I thank you for the opportunity to raise the extremely important and urgent matter of the closure of the Advanced Technology College in Merrion Square where 500 students have been left high and dry. This is a failure on the part of the Government to deliver on the promise to regulate the private education sector.
At 3.30 p.m. yesterday the Advanced Technology College went into examinership. Its 500 students were turned away from the college and are effectively locked out. Neither the students, the 20 lecturers nor the other staff has any idea what the future holds. Some of the college students have paid almost £6,000 to study for their qualifications in photography, graphics and computer programming.
Earlier today I spoke to the mother of one of the students. She was extremely angry and distressed. Her son was only three months from his City and Guilds qualification, for which he had put in a considerable amount of hard work over many long hours. What is this young man to do now? Is he likely to reap any benefit from his years of study? Will the Minister ensure that he and his fellow students find alternative education accommodation so that each can qualify in the courses they have been pursuing? Will the Minister accept she could have averted this turn of events if she had kept the promise collectively given by her Cabinet colleagues in the programme, A Government of Renewal, and introduced new laws to regulate private education? In its programme, the rainbow Government spelled out its commitment to provide "Legislation to regulate private education to ensure proper educational standards, consumer protection and employee rights".
Why is there no such legislation from the Minister's Department?
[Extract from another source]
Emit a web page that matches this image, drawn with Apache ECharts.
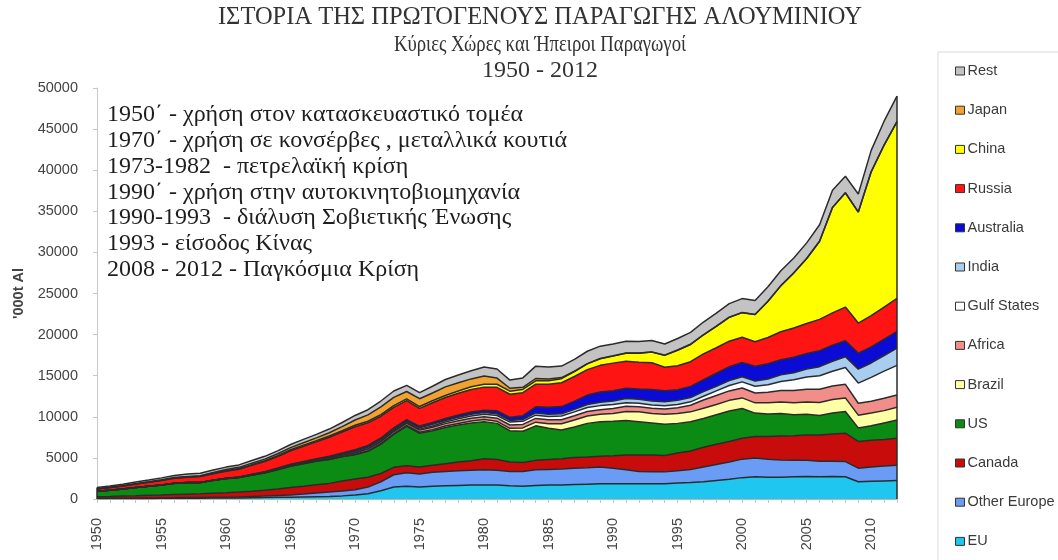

Why has the Minister misspent her time setting up new layers of bureaucracy in Irish education rather than honour her commitment three years ago to ensure events such as the examinership of the Advanced Technology College did not happen? Did she learn nothing from the closure of Newman College two years ago? The aspirations in the programme, A Government of Renewal, ring hollow. The Minister has run a coach and four through the students' rights to consumer protection and the rights of the college employees.
I call on the Minister to outline how she proposes to address the immediate needs of the staff and students of the college and how the commitment to regulate the private education sector will be honoured. Of paramount importance in all this are the students standing out in the rain. They must be accommodated and reassured about their future.